AIM: Identify the lines containing the word "full". Copy each one.

(Source records)
........
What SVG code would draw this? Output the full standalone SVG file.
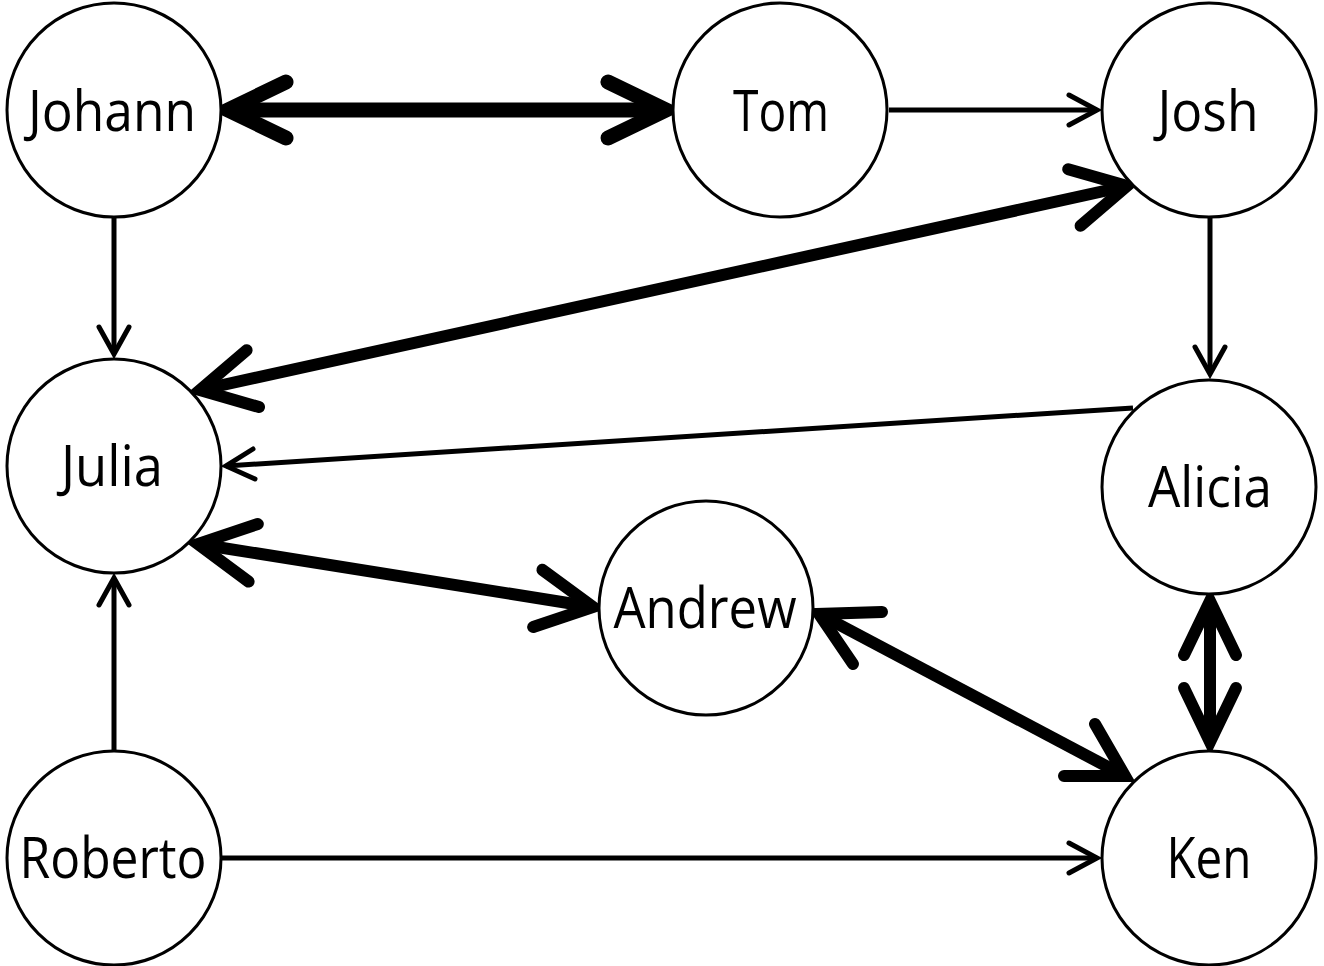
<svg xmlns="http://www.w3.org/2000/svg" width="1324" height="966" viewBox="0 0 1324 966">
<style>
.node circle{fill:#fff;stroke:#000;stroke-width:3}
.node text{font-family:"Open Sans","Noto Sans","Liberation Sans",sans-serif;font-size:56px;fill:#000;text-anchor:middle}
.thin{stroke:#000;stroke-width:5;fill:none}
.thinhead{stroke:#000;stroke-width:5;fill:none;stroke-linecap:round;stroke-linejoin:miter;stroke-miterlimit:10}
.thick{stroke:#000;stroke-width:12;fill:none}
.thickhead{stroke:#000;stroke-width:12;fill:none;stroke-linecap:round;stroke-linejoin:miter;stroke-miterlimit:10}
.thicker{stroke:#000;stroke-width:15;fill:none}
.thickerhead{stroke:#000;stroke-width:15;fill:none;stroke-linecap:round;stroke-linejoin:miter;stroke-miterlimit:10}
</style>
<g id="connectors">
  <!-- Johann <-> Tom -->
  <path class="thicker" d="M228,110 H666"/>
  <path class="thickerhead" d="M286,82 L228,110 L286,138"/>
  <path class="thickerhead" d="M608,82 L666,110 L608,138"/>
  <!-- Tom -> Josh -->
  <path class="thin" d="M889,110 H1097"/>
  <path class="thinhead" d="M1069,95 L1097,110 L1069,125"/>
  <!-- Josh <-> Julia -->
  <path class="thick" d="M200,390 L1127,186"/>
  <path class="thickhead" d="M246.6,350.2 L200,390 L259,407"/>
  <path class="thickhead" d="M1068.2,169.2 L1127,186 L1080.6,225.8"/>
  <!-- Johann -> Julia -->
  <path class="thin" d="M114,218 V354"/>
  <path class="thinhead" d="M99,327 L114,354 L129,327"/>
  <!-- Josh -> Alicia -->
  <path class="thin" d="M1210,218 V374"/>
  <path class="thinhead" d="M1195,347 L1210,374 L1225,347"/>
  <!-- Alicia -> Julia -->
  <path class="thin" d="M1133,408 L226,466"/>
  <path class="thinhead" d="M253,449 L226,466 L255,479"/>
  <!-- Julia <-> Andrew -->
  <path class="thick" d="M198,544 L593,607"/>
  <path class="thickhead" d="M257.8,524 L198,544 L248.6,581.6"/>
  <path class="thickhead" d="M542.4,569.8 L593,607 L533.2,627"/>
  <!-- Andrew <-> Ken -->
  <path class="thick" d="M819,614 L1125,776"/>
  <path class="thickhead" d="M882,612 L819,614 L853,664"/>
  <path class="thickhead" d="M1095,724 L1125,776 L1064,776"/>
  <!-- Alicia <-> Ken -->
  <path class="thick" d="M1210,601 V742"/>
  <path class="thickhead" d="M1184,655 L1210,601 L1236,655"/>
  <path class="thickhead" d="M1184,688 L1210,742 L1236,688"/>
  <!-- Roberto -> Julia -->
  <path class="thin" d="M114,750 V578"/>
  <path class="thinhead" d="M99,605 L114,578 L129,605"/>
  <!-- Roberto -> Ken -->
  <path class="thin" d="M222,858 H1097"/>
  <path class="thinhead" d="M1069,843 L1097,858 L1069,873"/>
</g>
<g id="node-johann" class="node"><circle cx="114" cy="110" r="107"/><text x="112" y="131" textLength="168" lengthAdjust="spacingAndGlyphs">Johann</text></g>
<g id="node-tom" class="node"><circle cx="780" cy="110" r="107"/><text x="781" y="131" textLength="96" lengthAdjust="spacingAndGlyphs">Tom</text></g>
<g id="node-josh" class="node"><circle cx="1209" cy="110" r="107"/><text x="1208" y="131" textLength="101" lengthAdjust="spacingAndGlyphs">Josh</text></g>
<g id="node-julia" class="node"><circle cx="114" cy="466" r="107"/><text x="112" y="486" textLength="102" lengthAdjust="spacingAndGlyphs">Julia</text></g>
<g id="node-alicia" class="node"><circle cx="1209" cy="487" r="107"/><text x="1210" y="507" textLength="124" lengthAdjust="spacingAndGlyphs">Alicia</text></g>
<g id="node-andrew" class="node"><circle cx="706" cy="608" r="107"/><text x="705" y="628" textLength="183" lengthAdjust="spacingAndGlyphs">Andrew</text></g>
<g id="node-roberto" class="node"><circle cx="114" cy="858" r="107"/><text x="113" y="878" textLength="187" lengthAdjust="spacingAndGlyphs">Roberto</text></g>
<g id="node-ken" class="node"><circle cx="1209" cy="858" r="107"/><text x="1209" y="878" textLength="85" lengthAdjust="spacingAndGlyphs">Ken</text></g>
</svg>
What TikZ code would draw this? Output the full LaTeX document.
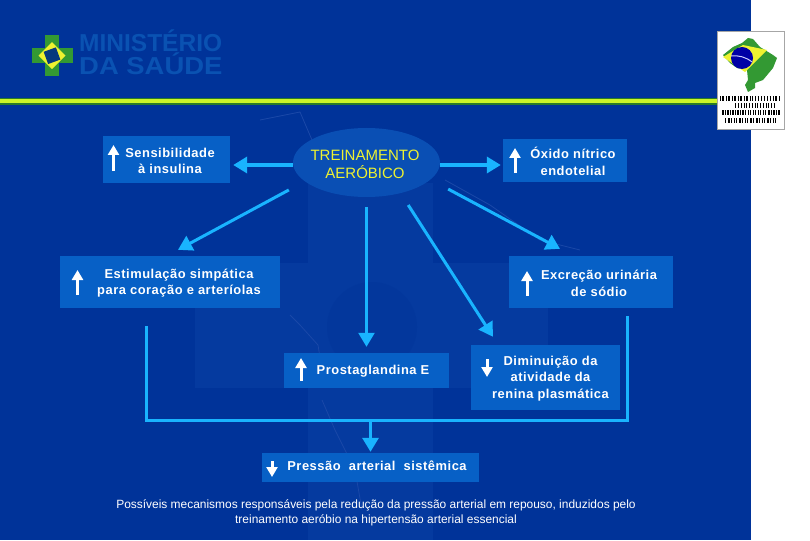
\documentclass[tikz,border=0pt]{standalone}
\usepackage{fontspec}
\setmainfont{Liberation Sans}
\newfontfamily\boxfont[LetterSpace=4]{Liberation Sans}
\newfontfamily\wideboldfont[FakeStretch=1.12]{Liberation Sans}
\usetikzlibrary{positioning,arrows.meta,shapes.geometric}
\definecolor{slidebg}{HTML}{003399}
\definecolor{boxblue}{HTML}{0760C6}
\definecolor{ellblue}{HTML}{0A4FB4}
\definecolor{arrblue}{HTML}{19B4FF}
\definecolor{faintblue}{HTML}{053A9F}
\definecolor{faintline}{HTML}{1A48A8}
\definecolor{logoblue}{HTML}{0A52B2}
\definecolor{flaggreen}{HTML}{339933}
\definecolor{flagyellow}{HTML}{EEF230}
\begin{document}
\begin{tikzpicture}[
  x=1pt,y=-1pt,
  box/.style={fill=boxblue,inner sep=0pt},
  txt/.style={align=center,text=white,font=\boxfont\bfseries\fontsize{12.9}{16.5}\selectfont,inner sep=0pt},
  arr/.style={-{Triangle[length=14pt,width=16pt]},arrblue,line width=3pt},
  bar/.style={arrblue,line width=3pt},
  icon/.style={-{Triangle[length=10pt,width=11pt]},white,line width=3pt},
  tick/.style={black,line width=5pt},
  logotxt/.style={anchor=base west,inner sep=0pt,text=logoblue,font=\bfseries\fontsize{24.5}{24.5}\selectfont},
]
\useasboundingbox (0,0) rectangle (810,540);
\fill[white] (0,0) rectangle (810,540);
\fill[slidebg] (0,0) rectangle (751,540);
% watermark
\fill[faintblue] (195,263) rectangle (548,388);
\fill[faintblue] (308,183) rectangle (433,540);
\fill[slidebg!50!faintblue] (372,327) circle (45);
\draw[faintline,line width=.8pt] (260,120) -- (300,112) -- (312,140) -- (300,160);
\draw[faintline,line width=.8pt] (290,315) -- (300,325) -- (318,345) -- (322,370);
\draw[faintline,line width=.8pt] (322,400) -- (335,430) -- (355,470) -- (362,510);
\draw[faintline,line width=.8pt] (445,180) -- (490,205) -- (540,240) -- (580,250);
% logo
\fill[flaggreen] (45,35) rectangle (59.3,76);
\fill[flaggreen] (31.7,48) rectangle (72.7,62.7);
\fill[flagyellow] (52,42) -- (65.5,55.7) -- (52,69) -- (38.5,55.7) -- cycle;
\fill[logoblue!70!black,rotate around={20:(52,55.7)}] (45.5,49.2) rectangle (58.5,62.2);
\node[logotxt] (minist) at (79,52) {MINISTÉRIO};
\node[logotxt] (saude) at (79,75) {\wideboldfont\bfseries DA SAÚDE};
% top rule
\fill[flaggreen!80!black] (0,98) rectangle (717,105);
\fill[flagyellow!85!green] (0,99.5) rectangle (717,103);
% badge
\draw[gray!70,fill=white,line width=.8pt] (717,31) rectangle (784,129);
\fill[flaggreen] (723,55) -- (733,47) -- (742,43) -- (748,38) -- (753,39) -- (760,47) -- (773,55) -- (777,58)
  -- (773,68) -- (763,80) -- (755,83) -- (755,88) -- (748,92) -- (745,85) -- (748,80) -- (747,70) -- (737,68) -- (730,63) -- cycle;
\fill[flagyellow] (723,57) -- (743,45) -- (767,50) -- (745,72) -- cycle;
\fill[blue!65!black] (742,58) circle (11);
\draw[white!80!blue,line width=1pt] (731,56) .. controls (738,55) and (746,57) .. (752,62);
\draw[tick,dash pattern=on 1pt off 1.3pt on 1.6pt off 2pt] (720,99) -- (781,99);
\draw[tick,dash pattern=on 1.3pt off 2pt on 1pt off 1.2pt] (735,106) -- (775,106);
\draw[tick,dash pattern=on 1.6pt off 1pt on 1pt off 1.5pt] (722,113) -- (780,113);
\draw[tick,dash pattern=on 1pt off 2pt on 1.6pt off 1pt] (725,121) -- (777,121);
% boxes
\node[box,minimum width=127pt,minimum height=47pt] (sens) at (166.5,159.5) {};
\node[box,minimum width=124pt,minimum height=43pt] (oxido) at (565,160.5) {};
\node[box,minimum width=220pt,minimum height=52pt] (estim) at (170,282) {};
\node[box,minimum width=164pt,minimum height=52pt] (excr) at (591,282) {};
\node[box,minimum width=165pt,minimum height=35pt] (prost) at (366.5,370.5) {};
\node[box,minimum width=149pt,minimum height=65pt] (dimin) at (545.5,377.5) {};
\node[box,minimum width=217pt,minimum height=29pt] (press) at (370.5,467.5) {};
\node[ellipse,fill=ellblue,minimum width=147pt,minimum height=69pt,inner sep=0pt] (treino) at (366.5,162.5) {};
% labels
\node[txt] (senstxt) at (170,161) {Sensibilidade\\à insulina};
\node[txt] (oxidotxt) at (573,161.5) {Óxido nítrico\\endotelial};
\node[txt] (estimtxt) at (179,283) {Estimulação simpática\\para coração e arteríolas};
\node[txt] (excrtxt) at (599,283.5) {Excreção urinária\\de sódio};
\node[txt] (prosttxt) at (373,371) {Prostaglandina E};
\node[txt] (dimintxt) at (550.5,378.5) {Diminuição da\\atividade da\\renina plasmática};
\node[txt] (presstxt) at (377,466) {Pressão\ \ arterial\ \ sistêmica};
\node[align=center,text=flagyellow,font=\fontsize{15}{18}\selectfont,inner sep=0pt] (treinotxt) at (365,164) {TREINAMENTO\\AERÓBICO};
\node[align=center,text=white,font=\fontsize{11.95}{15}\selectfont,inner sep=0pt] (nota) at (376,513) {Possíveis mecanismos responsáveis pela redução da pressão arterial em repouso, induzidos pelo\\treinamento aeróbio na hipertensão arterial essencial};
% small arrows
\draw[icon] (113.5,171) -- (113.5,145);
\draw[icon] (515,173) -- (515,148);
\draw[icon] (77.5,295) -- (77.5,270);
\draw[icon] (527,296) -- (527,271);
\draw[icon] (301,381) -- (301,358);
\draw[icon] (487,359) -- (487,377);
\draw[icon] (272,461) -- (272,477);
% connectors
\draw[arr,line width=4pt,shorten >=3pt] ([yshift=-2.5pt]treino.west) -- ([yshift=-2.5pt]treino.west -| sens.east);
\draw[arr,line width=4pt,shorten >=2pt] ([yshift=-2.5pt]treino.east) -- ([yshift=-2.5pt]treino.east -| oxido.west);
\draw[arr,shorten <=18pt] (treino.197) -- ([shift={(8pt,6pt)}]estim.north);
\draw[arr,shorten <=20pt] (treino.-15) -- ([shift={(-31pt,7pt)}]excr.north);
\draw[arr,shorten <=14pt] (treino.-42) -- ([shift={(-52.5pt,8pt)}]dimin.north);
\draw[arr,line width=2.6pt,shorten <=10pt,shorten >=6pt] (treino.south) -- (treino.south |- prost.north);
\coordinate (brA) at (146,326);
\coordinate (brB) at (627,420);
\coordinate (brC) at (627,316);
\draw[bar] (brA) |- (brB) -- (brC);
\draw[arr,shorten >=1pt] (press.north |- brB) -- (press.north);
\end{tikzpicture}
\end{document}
........
THE SOLUTION:
What SVG code would draw this? Output the full standalone SVG file.
What TikZ code would draw this? Output the full LaTeX document.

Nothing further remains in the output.